According to the American Wind Energy Association (AWEA), most wind farms have numerous features in common, including a single turbine with a connection to a generator and a step-up transformer, and medium-voltage collector systems and interconnect equipment.
How Much Copper Is Used In A Wind Farm?
In 2006, CDA asked Oak Ridge National Laboratories (ORNL) to evaluate the use of copper in renewable energy sources. ORNL conducted an analysis on the Buffalo Mountain Wind Farm run by the Tennessee Valley Authority (TVA) and developed the following information.

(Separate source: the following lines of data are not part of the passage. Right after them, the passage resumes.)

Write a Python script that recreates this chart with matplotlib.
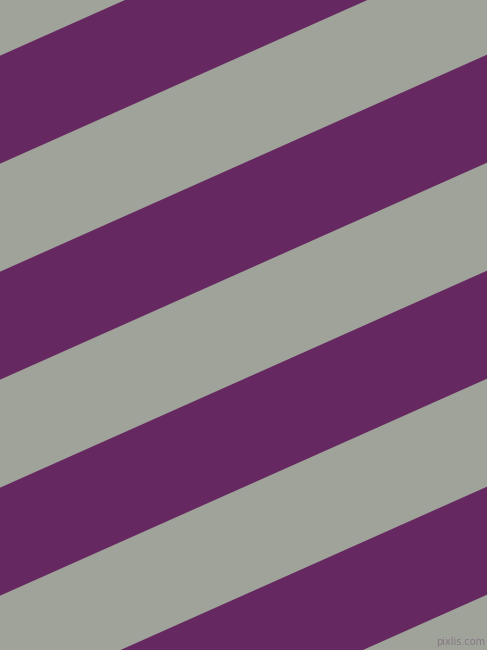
import numpy as np
import matplotlib
matplotlib.use("Agg")
import matplotlib.pyplot as plt

# stripe pattern: purple bands over a gray ground
W, H = 487, 650
gray = "#a0a39a"
purple = "#662860"

band_top = [55.7, 271.7, 487.7, 703.7]   # y where each purple band starts at the left edge
band_height = 108.0
slope = 0.4456                            # rise per pixel going right

fig = plt.figure(figsize=(W / 100, H / 100), dpi=100)
ax = fig.add_axes([0, 0, 1, 1])
ax.set_facecolor(gray)
ax.set_xlim(0, W)
ax.set_ylim(H, 0)
ax.axis("off")
fig.patch.set_facecolor(gray)

x = np.array([0, W])
for y0 in band_top:
    top = y0 - slope * x
    ax.fill_between(x, top, top + band_height, color=purple, linewidth=0)

ax.text(W - 2, H - 3, "pixlis.com", color="#857885", fontsize=7,
        ha="right", va="bottom")

fig.savefig("out.png", dpi=100, facecolor=gray)
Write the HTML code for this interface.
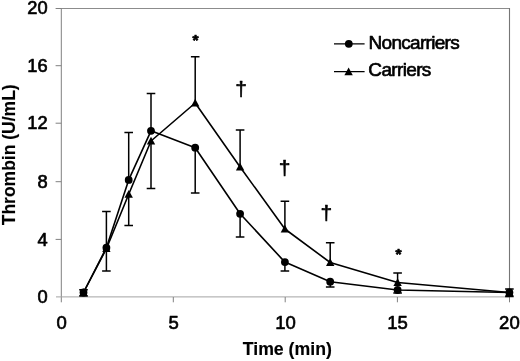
<!DOCTYPE html>
<html><head><meta charset="utf-8"><title>Thrombin generation</title>
<style>html,body{margin:0;padding:0;background:#fff}svg{display:block}text{font-family:"Liberation Sans",Arial,sans-serif;fill:#000;stroke:#000;stroke-width:.65px;stroke-linejoin:round}text.b{font-weight:bold;stroke-width:.15px}text.d{stroke-width:.6px}text.a{font-weight:bold;stroke-width:.7px}</style></head>
<body>
<svg width="520" height="361" viewBox="0 0 520 361">
<rect width="520" height="361" fill="#fff"/>
<g fill="none" stroke-width="1">
<path d="M61.3 8.5H509.5" stroke="#8c8c8c"/>
<path d="M509.5 8V297" stroke="#767676" stroke-width="1.1"/>
<path d="M61.3 8V302.3" stroke="#808080"/>
<path d="M56 296.9H509.5" stroke="#a4a4a4"/>
<path d="M55.6 8.5H61.3M55.6 65.7H61.3M55.6 123.2H61.3M55.6 181.7H61.3M55.6 239.4H61.3" stroke="#808080"/>
<path d="M173.3 297V302.3M285.2 297V302.3M397.4 297V302.3M509.5 297V302.3" stroke="#808080"/>
</g>
<path d="M83.5 289.8V292.5M83.5 292.5V295.9M79.2 289.8H87.8M79.2 295.9H87.8M106.4 211.6V247.7M106.4 248.7V271.1M102.1 211.6H110.7M102.1 271.1H110.7M128.7 132.6V179.9M128.7 194.3V225.6M124.4 132.6H133.0M124.4 225.6H133.0M151.0 93.5V130.8M151.0 141.0V188.4M146.7 93.5H155.3M146.7 188.4H155.3M195.2 56.7V103.0M195.2 147.7V193.0M190.9 56.7H199.5M190.9 193.0H199.5M240.1 130.0V167.0M240.1 213.8V237.0M235.8 130.0H244.4M235.8 237.0H244.4M284.9 201.2V229.0M284.9 262.1V270.9M280.6 201.2H289.2M280.6 270.9H289.2M330.2 242.8V262.5M330.2 281.7V287.0M325.9 242.8H334.5M325.9 287.0H334.5M397.6 272.9V282.5M397.6 290.0V293.0M393.3 272.9H401.9M393.3 293.0H401.9M509.4 289.0V292.5M509.4 292.5V296.5M505.1 289.0H513.7M505.1 296.5H513.7" fill="none" stroke="#000" stroke-width="1.5"/>
<polyline fill="none" stroke="#000" stroke-width="1.6" stroke-linejoin="round" points="83.5,292.5 106.4,247.7 128.7,179.9 151.0,130.8 195.2,147.7 240.1,213.8 284.9,262.1 330.2,281.7 397.6,290.0 509.4,292.5"/>
<polyline fill="none" stroke="#000" stroke-width="1.6" stroke-linejoin="round" points="83.5,292.5 106.4,248.7 128.7,194.3 151.0,141.0 195.2,103.0 240.1,167.0 284.9,229.0 330.2,262.5 397.6,282.5 509.4,292.5"/>
<circle cx="83.5" cy="292.5" r="3.9"/>
<circle cx="106.4" cy="247.7" r="3.9"/>
<circle cx="128.7" cy="179.9" r="3.9"/>
<circle cx="151.0" cy="130.8" r="3.9"/>
<circle cx="195.2" cy="147.7" r="3.9"/>
<circle cx="240.1" cy="213.8" r="3.9"/>
<circle cx="284.9" cy="262.1" r="3.9"/>
<circle cx="330.2" cy="281.7" r="3.9"/>
<circle cx="397.6" cy="290.0" r="3.9"/>
<circle cx="509.4" cy="292.5" r="3.9"/>
<path d="M83.5 288.3L87.7 295.9H79.3Z"/>
<path d="M106.4 244.5L110.6 252.1H102.2Z"/>
<path d="M128.7 190.1L132.9 197.7H124.5Z"/>
<path d="M151.0 136.8L155.2 144.4H146.8Z"/>
<path d="M195.2 98.8L199.4 106.4H191.0Z"/>
<path d="M240.1 162.8L244.3 170.4H235.9Z"/>
<path d="M284.9 224.8L289.1 232.4H280.7Z"/>
<path d="M330.2 258.3L334.4 265.9H326.0Z"/>
<path d="M397.6 278.3L401.8 285.9H393.4Z"/>
<path d="M509.4 288.3L513.6 295.9H505.2Z"/>
<path d="M334 43.8H364.6M334 71.6H364.6" stroke="#000" stroke-width="1.3"/>
<circle cx="348.8" cy="43.8" r="3.9"/>
<path d="M348.6 67.6L352.8 75.2H344.4Z"/>
<text x="368.5" y="48.9" font-size="19" textLength="91.2" lengthAdjust="spacing">Noncarriers</text>
<text x="368.3" y="75.7" font-size="19" textLength="63.0" lengthAdjust="spacing">Carriers</text>
<text x="47.6" y="303.2" font-size="18.3" text-anchor="end">0</text>
<text x="47.6" y="245.5" font-size="18.3" text-anchor="end">4</text>
<text x="47.6" y="188.0" font-size="18.3" text-anchor="end">8</text>
<text x="47.6" y="128.8" font-size="18.3" text-anchor="end">12</text>
<text x="47.6" y="71.5" font-size="18.3" text-anchor="end">16</text>
<text x="47.6" y="14.4" font-size="18.3" text-anchor="end">20</text>
<text x="61.6" y="329.2" font-size="18.5" text-anchor="middle">0</text>
<text x="173.6" y="329.2" font-size="18.5" text-anchor="middle">5</text>
<text x="285.5" y="329.2" font-size="18.5" text-anchor="middle">10</text>
<text x="397.5" y="329.2" font-size="18.5" text-anchor="middle">15</text>
<text x="509.4" y="329.2" font-size="18.5" text-anchor="middle">20</text>
<text x="287.3" y="355.4" font-size="17.7" class="b" text-anchor="middle">Time (min)</text>
<text transform="translate(14.6 154.8) rotate(-90)" font-size="17.5" class="b" text-anchor="middle">Thrombin (U/mL)</text>
<text x="195.5" y="45.4" font-size="15.5" class="a" text-anchor="middle">*</text>
<text x="398.5" y="258.8" font-size="15.5" class="a" text-anchor="middle">*</text>
<text x="241.2" y="95.7" font-size="21" class="d" text-anchor="middle">†</text>
<text x="284.5" y="174.7" font-size="21" class="d" text-anchor="middle">†</text>
<text x="326.3" y="220.1" font-size="21" class="d" text-anchor="middle">†</text>
</svg>
</body></html>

The Buffalo Mountain Wind Farm has two types of turbines, Vestas Model V47 and Vestas Model V80. For the Vesta V47, a 660-kW turbine, the windings in the system total approximately 800 lb of copper. There are three of these turbines. Three 2/0 cables each 270 ft long connect the generator at the top of the tower to the controller below. Approximately 100 lb of copper busing are located at the base. In addition, the control cabinet contains about 300 lb of various small gauge wires. Each tower has a grounding system that consists of a 1/0 copper cable that runs the length of the tower. Several circular rings of this cable surround the tower. The base of the tower is about 39 ft. Three 20 ft long copper grounding rods, about 1/2” in diameter are associated with each tower.
There are 15 V80 turbines rated at 1.8 MW each. The cable connection is 4/0. The transfer cabinet contains about 15 lb of copper. From the transfer cabinet, either 2/0 or 3/0 cable conveys the energy underground to a switch yard or collection point. From there, aluminum overhead transmission cable distributes the energy away from the farm.
Obviously, the outstanding conductivity and durability of copper help make wind energy generation efficient and reliable. As the U.S. begins to focus more attention on renewable energy sources, copper will play an important role.